All of the material below is to be restated word for word, apart from the pictures.

___ SUPPLIED MATERIAL

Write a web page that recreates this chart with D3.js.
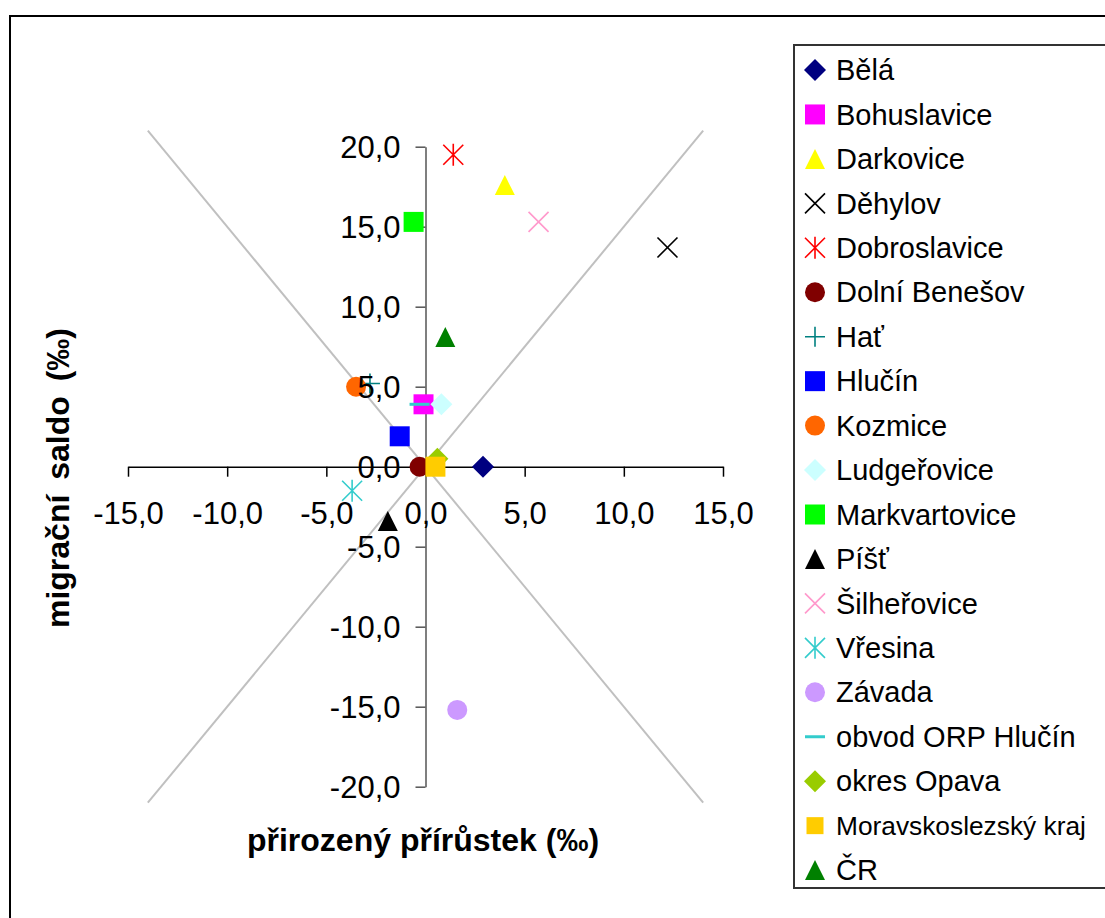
<!DOCTYPE html>
<html lang="cs">
<head>
  <meta charset="UTF-8">
  <title>Přirozený přírůstek a migrační saldo</title>
  <style>
    body { margin: 0; background: #fff; }
    svg { display: block; font-family: "Liberation Sans", Arial, sans-serif; }
  </style>
</head>
<body>
  <svg></svg>
  <script src="https://cdn.jsdelivr.net/npm/d3@7"></script>
  <script>
    // obce a souhrnné celky
    var names = ["Bělá", "Bohuslavice", "Darkovice", "Děhylov", "Dobroslavice", "Dolní Benešov",
      "Hať", "Hlučín", "Kozmice", "Ludgeřovice", "Markvartovice", "Píšť", "Šilheřovice",
      "Vřesina", "Závada", "obvod ORP Hlučín", "okres Opava", "Moravskoslezský kraj", "ČR"]
    // přirozený přírůstek (‰)
    var prirustek = [2.9, -0.1, 4.0, 12.2, 1.4, -0.3, -2.8, -1.3, -3.5, 0.8, -0.6, -1.9, 5.7,
      -3.7, 1.6, -0.3, 0.6, 0.5, 1.0]
    // migrační saldo (‰)
    var saldo = [0.0, 3.9, 17.6, 13.7, 19.5, 0.0, 5.2, 1.9, 5.0, 3.9, 15.3, -3.4, 15.3,
      -1.5, -15.2, 3.9, 0.5, 0.0, 8.1]
    var markers = ["diamond", "square", "triangle", "x", "star", "circle", "plus", "square",
      "circle", "diamond", "square", "triangle", "x", "star", "circle", "dash", "diamond", "square", "triangle"]
    var colors = ["#000080", "#FF00FF", "#FFFF00", "#000000", "#FF0000", "#800000", "#008080",
      "#0000FF", "#FF6600", "#CCFFFF", "#00FF00", "#000000", "#FF99CC", "#33CCCC", "#CC99FF",
      "#33CCCC", "#99CC00", "#FFCC00", "#008000"]
    var xTicks = [-15, -10, -5, 0, 5, 10, 15]
    var yTicks = [-20, -15, -10, -5, 0, 5, 10, 15, 20]
    // pomocné přímky y = 1,5x a y = -1,5x
    var guideLines = [[[-14, 21], [14, -21]], [[-14, -21], [14, 21]]]

    var width = 1105
    var height = 918
    var svg = d3.select("svg").attr("width", width).attr("height", height)

    var x = d3.scaleLinear().domain([-15, 15]).range([128, 723])
    var y = d3.scaleLinear().domain([-20, 20]).range([786.7, 146.7])
    var fmt = d => d3.format(".1f")(d).replace(".", ",").replace("−", "-")

    // rám grafu
    svg.append("rect")
      .attr("x", 10).attr("y", 16)
      .attr("width", 1110).attr("height", 920)
      .attr("fill", "none").attr("stroke", "#000").attr("stroke-width", 2)

    // pomocné přímky
    svg.selectAll(".guide")
      .data(guideLines)
      .join("line")
      .attr("x1", d => x(d[0][0])).attr("y1", d => y(d[0][1]))
      .attr("x2", d => x(d[1][0])).attr("y2", d => y(d[1][1]))
      .attr("stroke", "#C0C0C0").attr("stroke-width", 2)

    // osy - čáry
    var xAxis = svg.append("g")
      .attr("transform", `translate(0, ${y(0)})`)
      .call(d3.axisBottom(x).tickValues(xTicks).tickSize(10).tickSizeOuter(0).tickFormat(""))
    xAxis.selectAll("path, line").attr("stroke", "#000").attr("stroke-width", 1.5)
    var yAxis = svg.append("g")
      .attr("transform", `translate(${x(0)}, 0)`)
      .call(d3.axisLeft(y).tickValues(yTicks).tickSize(10).tickSizeOuter(0).tickFormat(""))
    yAxis.selectAll("path, line").attr("stroke", "#555").attr("stroke-width", 1.5)

    function markerPath(type, s) {
      var h = s / 2
      switch (type) {
        case "diamond": return `M0,${-h - 1}L${h + 1},0L0,${h + 1}L${-h - 1},0Z`
        case "square": return `M${-h},${-h}H${h}V${h}H${-h}Z`
        case "triangle": return `M0,${-h}L${h},${h}L${-h},${h}Z`
        case "x": return `M${-h},${-h}L${h},${h}M${h},${-h}L${-h},${h}`
        case "star": return `M${-h},${-h}L${h},${h}M${h},${-h}L${-h},${h}M0,${-h - 1}V${h + 1}`
        case "plus": return `M${-h},0H${h}M0,${-h}V${h}`
        case "dash": return `M${-h},0H${h}`
      }
    }
    function drawMarker(g, type, color, s) {
      if (type === "circle") {
        g.append("circle").attr("r", s / 2).attr("fill", color)
      } else if (type === "x" || type === "star" || type === "plus") {
        g.append("path").attr("d", markerPath(type, s)).attr("fill", "none")
          .attr("stroke", color).attr("stroke-width", 1.6)
      } else if (type === "dash") {
        g.append("path").attr("d", markerPath(type, s)).attr("fill", "none")
          .attr("stroke", color).attr("stroke-width", 3)
      } else {
        g.append("path").attr("d", markerPath(type, s)).attr("fill", color)
      }
    }

    // body
    var pts = names.map((n, i) => ({ name: n, px: prirustek[i], sy: saldo[i], m: markers[i], c: colors[i] }))
    svg.selectAll(".pt")
      .data(pts)
      .join("g")
      .attr("class", "pt")
      .attr("transform", d => `translate(${x(d.px)}, ${y(d.sy)})`)
      .each(function (d) { drawMarker(d3.select(this), d.m, d.c, 20) })

    // popisky os (nad body)
    var xLab = svg.append("g")
      .attr("transform", `translate(0, ${y(0)})`)
      .call(d3.axisBottom(x).tickValues(xTicks).tickSize(0).tickFormat(fmt))
    xLab.select(".domain").remove()
    xLab.selectAll("text").attr("y", 46).attr("dy", "0.35em")
      .attr("font-size", 31).attr("font-family", "Liberation Sans, Arial, sans-serif").attr("fill", "#000")
    var yLab = svg.append("g")
      .attr("transform", `translate(${x(0)}, 0)`)
      .call(d3.axisLeft(y).tickValues(yTicks).tickSize(0).tickFormat(fmt))
    yLab.select(".domain").remove()
    yLab.selectAll("text").attr("x", -25).attr("dy", "0.35em")
      .attr("font-size", 31).attr("font-family", "Liberation Sans, Arial, sans-serif").attr("fill", "#000")

    // názvy os
    svg.append("text")
      .attr("x", 423).attr("y", 840).attr("dy", "0.35em")
      .attr("text-anchor", "middle").attr("font-size", 32).attr("font-weight", "bold")
      .text("přirozený přírůstek (‰)")
    svg.append("text")
      .attr("transform", "translate(58, 478) rotate(-90)")
      .attr("dy", "0.35em")
      .attr("text-anchor", "middle").attr("font-size", 32).attr("font-weight", "bold")
      .attr("word-spacing", 6)
      .text("migrační saldo (‰)")

    // legenda
    svg.append("rect")
      .attr("x", 794).attr("y", 45).attr("width", 330).attr("height", 843)
      .attr("fill", "#fff").attr("stroke", "#333").attr("stroke-width", 2)
    var leg = svg.selectAll(".leg")
      .data(pts)
      .join("g")
      .attr("class", "leg")
      .attr("transform", (d, i) => `translate(815, ${70 + i * 44.45})`)
    leg.each(function (d) { drawMarker(d3.select(this), d.m, d.c, d.name.length > 16 ? 17 : 20) })
    leg.append("text")
      .attr("x", 21).attr("dy", "0.35em")
      .attr("font-size", 29)
      .text(d => d.name)
      .each(function () {
        var len = this.getComputedTextLength()
        if (len > 250) d3.select(this).attr("font-size", 29 * 250 / len)
      })
  </script>
</body>
</html>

______

#### [WRITTEN RESPONSE]
Write a web page that recreates this chart with D3.js.
<!DOCTYPE html>
<html lang="cs">
<head>
  <meta charset="UTF-8">
  <title>Přirozený přírůstek a migrační saldo</title>
  <style>
    body { margin: 0; background: #fff; }
    svg { display: block; font-family: "Liberation Sans", Arial, sans-serif; }
  </style>
</head>
<body>
  <svg></svg>
  <script src="https://cdn.jsdelivr.net/npm/d3@7"></script>
  <script>
    // obce a souhrnné celky
    var names = ["Bělá", "Bohuslavice", "Darkovice", "Děhylov", "Dobroslavice", "Dolní Benešov",
      "Hať", "Hlučín", "Kozmice", "Ludgeřovice", "Markvartovice", "Píšť", "Šilheřovice",
      "Vřesina", "Závada", "obvod ORP Hlučín", "okres Opava", "Moravskoslezský kraj", "ČR"]
    // přirozený přírůstek (‰)
    var prirustek = [2.9, -0.1, 4.0, 12.2, 1.4, -0.3, -2.8, -1.3, -3.5, 0.8, -0.6, -1.9, 5.7,
      -3.7, 1.6, -0.3, 0.6, 0.5, 1.0]
    // migrační saldo (‰)
    var saldo = [0.0, 3.9, 17.6, 13.7, 19.5, 0.0, 5.2, 1.9, 5.0, 3.9, 15.3, -3.4, 15.3,
      -1.5, -15.2, 3.9, 0.5, 0.0, 8.1]
    var markers = ["diamond", "square", "triangle", "x", "star", "circle", "plus", "square",
      "circle", "diamond", "square", "triangle", "x", "star", "circle", "dash", "diamond", "square", "triangle"]
    var colors = ["#000080", "#FF00FF", "#FFFF00", "#000000", "#FF0000", "#800000", "#008080",
      "#0000FF", "#FF6600", "#CCFFFF", "#00FF00", "#000000", "#FF99CC", "#33CCCC", "#CC99FF",
      "#33CCCC", "#99CC00", "#FFCC00", "#008000"]
    var xTicks = [-15, -10, -5, 0, 5, 10, 15]
    var yTicks = [-20, -15, -10, -5, 0, 5, 10, 15, 20]
    // pomocné přímky y = 1,5x a y = -1,5x
    var guideLines = [[[-14, 21], [14, -21]], [[-14, -21], [14, 21]]]

    var width = 1105
    var height = 918
    var svg = d3.select("svg").attr("width", width).attr("height", height)

    var x = d3.scaleLinear().domain([-15, 15]).range([128, 723])
    var y = d3.scaleLinear().domain([-20, 20]).range([786.7, 146.7])
    var fmt = d => d3.format(".1f")(d).replace(".", ",").replace("−", "-")

    // rám grafu
    svg.append("rect")
      .attr("x", 10).attr("y", 16)
      .attr("width", 1110).attr("height", 920)
      .attr("fill", "none").attr("stroke", "#000").attr("stroke-width", 2)

    // pomocné přímky
    svg.selectAll(".guide")
      .data(guideLines)
      .join("line")
      .attr("x1", d => x(d[0][0])).attr("y1", d => y(d[0][1]))
      .attr("x2", d => x(d[1][0])).attr("y2", d => y(d[1][1]))
      .attr("stroke", "#C0C0C0").attr("stroke-width", 2)

    // osy - čáry
    var xAxis = svg.append("g")
      .attr("transform", `translate(0, ${y(0)})`)
      .call(d3.axisBottom(x).tickValues(xTicks).tickSize(10).tickSizeOuter(0).tickFormat(""))
    xAxis.selectAll("path, line").attr("stroke", "#000").attr("stroke-width", 1.5)
    var yAxis = svg.append("g")
      .attr("transform", `translate(${x(0)}, 0)`)
      .call(d3.axisLeft(y).tickValues(yTicks).tickSize(10).tickSizeOuter(0).tickFormat(""))
    yAxis.selectAll("path, line").attr("stroke", "#555").attr("stroke-width", 1.5)

    function markerPath(type, s) {
      var h = s / 2
      switch (type) {
        case "diamond": return `M0,${-h - 1}L${h + 1},0L0,${h + 1}L${-h - 1},0Z`
        case "square": return `M${-h},${-h}H${h}V${h}H${-h}Z`
        case "triangle": return `M0,${-h}L${h},${h}L${-h},${h}Z`
        case "x": return `M${-h},${-h}L${h},${h}M${h},${-h}L${-h},${h}`
        case "star": return `M${-h},${-h}L${h},${h}M${h},${-h}L${-h},${h}M0,${-h - 1}V${h + 1}`
        case "plus": return `M${-h},0H${h}M0,${-h}V${h}`
        case "dash": return `M${-h},0H${h}`
      }
    }
    function drawMarker(g, type, color, s) {
      if (type === "circle") {
        g.append("circle").attr("r", s / 2).attr("fill", color)
      } else if (type === "x" || type === "star" || type === "plus") {
        g.append("path").attr("d", markerPath(type, s)).attr("fill", "none")
          .attr("stroke", color).attr("stroke-width", 1.6)
      } else if (type === "dash") {
        g.append("path").attr("d", markerPath(type, s)).attr("fill", "none")
          .attr("stroke", color).attr("stroke-width", 3)
      } else {
        g.append("path").attr("d", markerPath(type, s)).attr("fill", color)
      }
    }

    // body
    var pts = names.map((n, i) => ({ name: n, px: prirustek[i], sy: saldo[i], m: markers[i], c: colors[i] }))
    svg.selectAll(".pt")
      .data(pts)
      .join("g")
      .attr("class", "pt")
      .attr("transform", d => `translate(${x(d.px)}, ${y(d.sy)})`)
      .each(function (d) { drawMarker(d3.select(this), d.m, d.c, 20) })

    // popisky os (nad body)
    var xLab = svg.append("g")
      .attr("transform", `translate(0, ${y(0)})`)
      .call(d3.axisBottom(x).tickValues(xTicks).tickSize(0).tickFormat(fmt))
    xLab.select(".domain").remove()
    xLab.selectAll("text").attr("y", 46).attr("dy", "0.35em")
      .attr("font-size", 31).attr("font-family", "Liberation Sans, Arial, sans-serif").attr("fill", "#000")
    var yLab = svg.append("g")
      .attr("transform", `translate(${x(0)}, 0)`)
      .call(d3.axisLeft(y).tickValues(yTicks).tickSize(0).tickFormat(fmt))
    yLab.select(".domain").remove()
    yLab.selectAll("text").attr("x", -25).attr("dy", "0.35em")
      .attr("font-size", 31).attr("font-family", "Liberation Sans, Arial, sans-serif").attr("fill", "#000")

    // názvy os
    svg.append("text")
      .attr("x", 423).attr("y", 840).attr("dy", "0.35em")
      .attr("text-anchor", "middle").attr("font-size", 32).attr("font-weight", "bold")
      .text("přirozený přírůstek (‰)")
    svg.append("text")
      .attr("transform", "translate(58, 478) rotate(-90)")
      .attr("dy", "0.35em")
      .attr("text-anchor", "middle").attr("font-size", 32).attr("font-weight", "bold")
      .attr("word-spacing", 6)
      .text("migrační saldo (‰)")

    // legenda
    svg.append("rect")
      .attr("x", 794).attr("y", 45).attr("width", 330).attr("height", 843)
      .attr("fill", "#fff").attr("stroke", "#333").attr("stroke-width", 2)
    var leg = svg.selectAll(".leg")
      .data(pts)
      .join("g")
      .attr("class", "leg")
      .attr("transform", (d, i) => `translate(815, ${70 + i * 44.45})`)
    leg.each(function (d) { drawMarker(d3.select(this), d.m, d.c, d.name.length > 16 ? 17 : 20) })
    leg.append("text")
      .attr("x", 21).attr("dy", "0.35em")
      .attr("font-size", 29)
      .text(d => d.name)
      .each(function () {
        var len = this.getComputedTextLength()
        if (len > 250) d3.select(this).attr("font-size", 29 * 250 / len)
      })
  </script>
</body>
</html>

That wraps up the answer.